It’s Complicated –  

August 14, 2020  – The authors of the paper try to suggest causal arrows by putting a lot of statistics in the same place – Oklahoma is some nexus of drug addiction? Why do pill mill doctors move there instead of in places where there is less competition? It doesn’t make a lot of sense – but their conclusion also does not add up.

There are societal factors at work that are not part of a conspiracy, and times when doctors have to succumb to the real world; tests, new examinations, and medicine for a non-specific symptom patients insist they have. Doctors are not casually throwing out prescriptions like candy, nor are they scheduling tests they don’t think people need for profit, but it is true in some cases they more often give patients new tests or are checking off other “precautionary principle” boxes – in order not to be sued. 

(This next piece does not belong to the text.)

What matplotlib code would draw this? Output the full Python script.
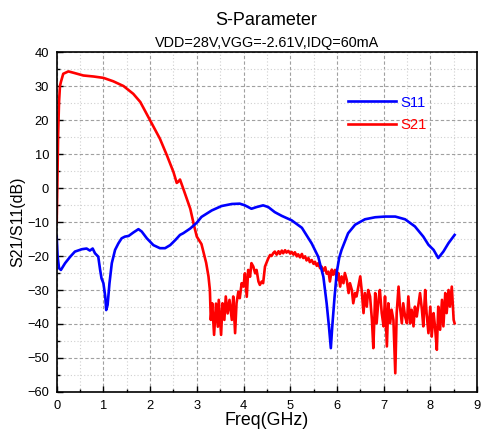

Malpractice insurance isn’t the biggest non-medical cost in health care, defensive medicine for the inevitable lawsuit is. Including in female health. We live in a free-range tort culture where 74 percent of obstetricians and gynecologists will face malpractice claims by the early age of 45; 78 percent of all malpractice claims find no fault, it was simply lawyers prospecting for easy settlements. In that kind of environment it’s little surprise doctors are told to be conservative and “believe” the patients or to run “it’s not Lupus” tests though they know you don’t have that, and that “chronic” Lyme disease and “GMO allergies” don’t even exist.